EXERCISE » Up to and including the line that contains "const yTicks = [0, 100, 200, 300, 400, 500, 600, 700];", repeat each line of the data exactly, starting from the first.

DATASET CONTENT »
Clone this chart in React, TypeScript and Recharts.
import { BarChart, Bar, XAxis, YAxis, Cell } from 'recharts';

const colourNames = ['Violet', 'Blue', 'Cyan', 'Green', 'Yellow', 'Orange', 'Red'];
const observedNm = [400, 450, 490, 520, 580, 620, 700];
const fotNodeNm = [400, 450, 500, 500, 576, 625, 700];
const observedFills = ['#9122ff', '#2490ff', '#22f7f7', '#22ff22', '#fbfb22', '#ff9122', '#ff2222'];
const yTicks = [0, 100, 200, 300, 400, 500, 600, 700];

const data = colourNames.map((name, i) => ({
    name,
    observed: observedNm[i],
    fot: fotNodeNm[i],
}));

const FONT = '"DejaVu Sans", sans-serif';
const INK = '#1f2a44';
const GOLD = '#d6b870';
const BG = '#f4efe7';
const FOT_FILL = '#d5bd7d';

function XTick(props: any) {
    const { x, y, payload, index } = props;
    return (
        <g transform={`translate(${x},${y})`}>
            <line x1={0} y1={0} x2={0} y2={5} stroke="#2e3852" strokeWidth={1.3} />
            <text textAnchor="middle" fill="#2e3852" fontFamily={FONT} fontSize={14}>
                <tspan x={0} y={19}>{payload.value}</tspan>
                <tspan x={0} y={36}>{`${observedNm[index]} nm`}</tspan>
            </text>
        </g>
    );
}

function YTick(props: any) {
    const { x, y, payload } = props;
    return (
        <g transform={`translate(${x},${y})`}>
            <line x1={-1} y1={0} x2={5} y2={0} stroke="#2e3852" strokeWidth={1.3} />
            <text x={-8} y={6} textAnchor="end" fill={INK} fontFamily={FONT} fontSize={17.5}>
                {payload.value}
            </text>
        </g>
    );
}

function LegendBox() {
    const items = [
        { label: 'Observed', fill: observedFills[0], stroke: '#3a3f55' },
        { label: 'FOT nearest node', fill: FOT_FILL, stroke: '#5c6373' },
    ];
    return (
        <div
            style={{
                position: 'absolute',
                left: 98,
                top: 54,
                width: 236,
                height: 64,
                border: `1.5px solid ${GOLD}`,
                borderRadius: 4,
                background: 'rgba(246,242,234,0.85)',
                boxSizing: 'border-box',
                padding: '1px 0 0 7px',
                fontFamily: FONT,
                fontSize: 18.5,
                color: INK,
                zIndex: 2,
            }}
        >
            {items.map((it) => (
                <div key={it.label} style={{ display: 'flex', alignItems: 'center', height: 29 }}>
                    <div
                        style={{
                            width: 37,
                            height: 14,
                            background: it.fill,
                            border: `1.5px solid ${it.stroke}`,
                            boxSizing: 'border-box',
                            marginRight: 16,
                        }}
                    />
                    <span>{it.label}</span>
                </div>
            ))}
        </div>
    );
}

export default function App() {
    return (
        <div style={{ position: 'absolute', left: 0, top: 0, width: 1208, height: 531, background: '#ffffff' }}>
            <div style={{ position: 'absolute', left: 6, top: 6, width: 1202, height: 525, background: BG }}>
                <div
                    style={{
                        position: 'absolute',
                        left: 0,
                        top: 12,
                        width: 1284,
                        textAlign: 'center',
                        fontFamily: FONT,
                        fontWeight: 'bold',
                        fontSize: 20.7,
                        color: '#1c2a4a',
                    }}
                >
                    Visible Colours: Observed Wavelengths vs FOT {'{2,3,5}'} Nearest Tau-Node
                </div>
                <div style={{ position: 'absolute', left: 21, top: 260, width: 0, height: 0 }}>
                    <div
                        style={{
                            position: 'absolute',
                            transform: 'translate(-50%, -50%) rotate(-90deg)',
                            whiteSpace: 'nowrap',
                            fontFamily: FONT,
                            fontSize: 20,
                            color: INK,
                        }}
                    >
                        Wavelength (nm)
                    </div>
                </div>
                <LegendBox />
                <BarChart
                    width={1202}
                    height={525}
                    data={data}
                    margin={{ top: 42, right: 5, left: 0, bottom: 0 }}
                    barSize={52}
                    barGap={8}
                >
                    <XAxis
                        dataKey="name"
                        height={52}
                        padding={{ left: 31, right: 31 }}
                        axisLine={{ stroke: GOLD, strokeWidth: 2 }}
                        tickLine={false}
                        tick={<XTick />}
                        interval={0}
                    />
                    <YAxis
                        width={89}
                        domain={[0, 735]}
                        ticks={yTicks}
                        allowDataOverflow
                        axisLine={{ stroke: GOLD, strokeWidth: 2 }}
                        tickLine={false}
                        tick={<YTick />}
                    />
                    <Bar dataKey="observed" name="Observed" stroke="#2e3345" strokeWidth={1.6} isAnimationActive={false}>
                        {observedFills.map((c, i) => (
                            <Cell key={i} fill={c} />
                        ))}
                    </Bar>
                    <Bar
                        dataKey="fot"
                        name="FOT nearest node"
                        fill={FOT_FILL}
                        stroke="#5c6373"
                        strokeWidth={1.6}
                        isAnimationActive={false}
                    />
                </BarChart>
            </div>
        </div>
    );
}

THE OUTPUT »
Clone this chart in React, TypeScript and Recharts.
import { BarChart, Bar, XAxis, YAxis, Cell } from 'recharts';

const colourNames = ['Violet', 'Blue', 'Cyan', 'Green', 'Yellow', 'Orange', 'Red'];
const observedNm = [400, 450, 490, 520, 580, 620, 700];
const fotNodeNm = [400, 450, 500, 500, 576, 625, 700];
const observedFills = ['#9122ff', '#2490ff', '#22f7f7', '#22ff22', '#fbfb22', '#ff9122', '#ff2222'];
const yTicks = [0, 100, 200, 300, 400, 500, 600, 700];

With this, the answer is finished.